Senator RICHARDSON(4.17) —I rise to speak on this matter of public importance and like many senators on this side of the House I am offended by the words 'attack upon the retirement security of aged Australians'. I belong to the Australian Labor Party, a party with a proud history, a history of innovation and commitment in the field of social welfare; commitment to raising the standards of those weaker members of our society who have for so long been raped and attacked by those on the other side of the House.

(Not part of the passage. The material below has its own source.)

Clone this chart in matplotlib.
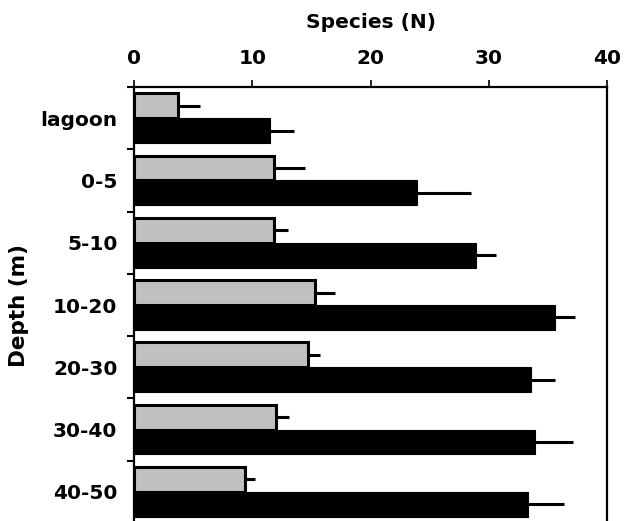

Over the past 12 months we have witnessed in Australia a deliberate campaign of misinformation, of fear and scaremongering from the Liberal Party of Australia and the National Party of Australia, in an attempt to convince the aged and the frail aged, to whom Senator Messner referred, that this assets test will affect them in great numbers. Yesterday the Prime Minister (Mr Hawke) referred to the efforts of the Liberal and National parties in the last election campaign in March 1983 when they attempted to take that fantastic 'put your money under the bed' line during the campaign. That was one of Malcolm Fraser's great contributions.

Senator Boswell —They should have done so.

Senator RICHARDSON —Senator Boswell probably thinks that they should have but unfortunately for him three-quarters of the Australian population do not agree with him. When one looks at the rating of our respective leaders, one sees that 75 per cent of people think that the Prime Minister is okay and only 25 per cent think that Andrew Peacock is. That is the way that Australia has gone in the last 12 months because that 'put your money under the bed' line, that pathetic scaremongering, was just an insult to the intelligence of the Australian people. They threw the Liberal and National parties out in March 1983 and when we have an election in the near future, be it November, December or March, they will throw them out again. This is just another chapter of this recently written novel of desperation by the panic-stricken, leaderless rabble opposite that masquerades as a political force.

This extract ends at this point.